It's not about finding similarities. It's about the basic way we live.
10,000 years ago people walked to where they worked, where they lived, where they shopped, and occasionally where they recreated.
500 years ago people rode horses or took wagons to where they worked, where they lived, where they shopped, and occasionally where they recreated.
Today we drive cars to where we worked, where we live, where we shop, and where we recreate.
Really, what's the difference? Our method of conveyance has improved increasing the range at which we can do these things but what has radically changed? Car, horse, foot, it's all just a method of transportation to allow us to get from point to another. All that technological advancement and all it's really accomplished is to increase how far we can go per unit time. We still use it for the same purpose. Heck, we still measure trips not by miles but by time. How long will it take us to get there? The only difference is how much distance we can cover per that unit time. Larger groups can now live together and interact making countries like the US possible but the US vs. a Grecian city state, what's the difference? One's just bigger.
However, the small things are still significant if you add them all together.
Wrong. The small things are static. They're background noise in the realm of human existence. I've grown up in the time where we went to each family had a telephone, probably on a cord, a TV, and a radio, to now when my own house has two TV's, a computer, a laptop, three tablets, and two phones neither of which has a cord and are each it's own mini-computer. And what's really changed? Not much. Massive technological revolution and our lives are still pretty much the same. The kids still watch cartoons on TV the only real change there is that a DVR means they watch what they want when they want. They still go and play with each other it's just that occasionally they get to play on a tablet. The wife and I still watch TV together though when we can't find something we both want to watch I'll read a book on my tablet instead of a hardcopy of it.
Militarily we had rockets, jets and missiles and even advanced forms of hand held guns. Remember it was a big deal to have a Colt 1911. That gun has been mimicked all over the world.
So? It's a weapon. Rock, spear, sword, bow, flintlock, M1911A1, death ray, they're all doing the same job for the same reasons. The details are changing, but the core facts are the same. We still need weapons to defend ourselves, our loved ones, and what matters to us from those that would do us harm. We've gotten a bit more sophisticated about it than the ass's jaw Cain used to kill Able but we're still finding ourselves killing each other, the number of moving parts in what we use to do it just keeps going up.
The US wasn't even nearly as developed as it was in 1913. For many places like the mid West it might as well be the Civil War era. Consumerism was still relatively new but growing fast.
And today we've got places in the world that are still at a stone age level of development. What's your point? Consumerism isn't new. Since the dawn of time people have wanted things, things beyond their basic needs. The only real change is that our improved technology has allowed us more leisure time to enjoy those things, and our prosperity has allowed more people to collect more stuff but what about that is changing the basics of how we live?

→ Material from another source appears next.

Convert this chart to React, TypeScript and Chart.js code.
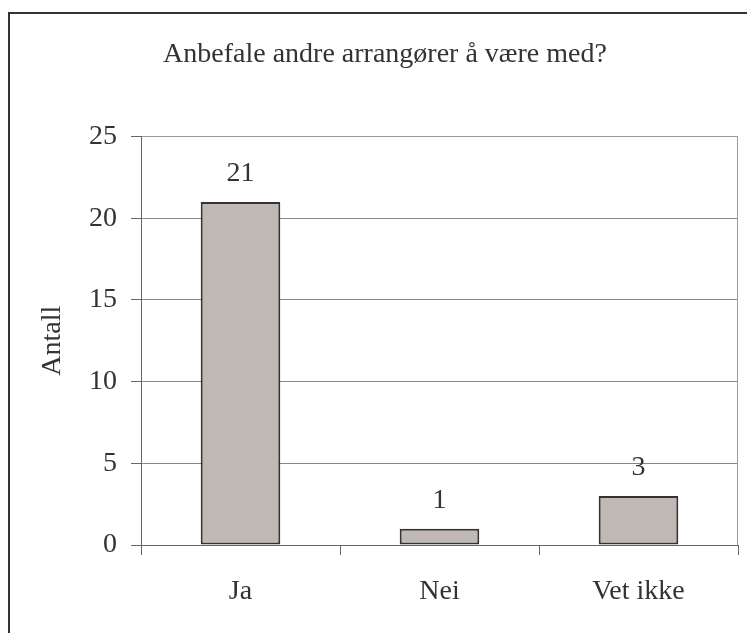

There are a lot of things that people in 1963 had that people in 1913 would have never thought up.
That's not exactly new. We have no idea what they'll have thought up in 2063. The future being an unknown is a constant.
I don't think you're getting my basic argument. What about human nature and what about how we live has really changed? That's my point. Human life has been relatively static for the last 10,000 years, probably longer. As much as our technology has advanced we are still humans, the same as the ancient Babylonians, living our lives in much the same manner. Creature comforts have increased, we tend to have more free time, but in the end human life is human life. So when you watch sci-fi be suspicious of anything that radically changes how people live.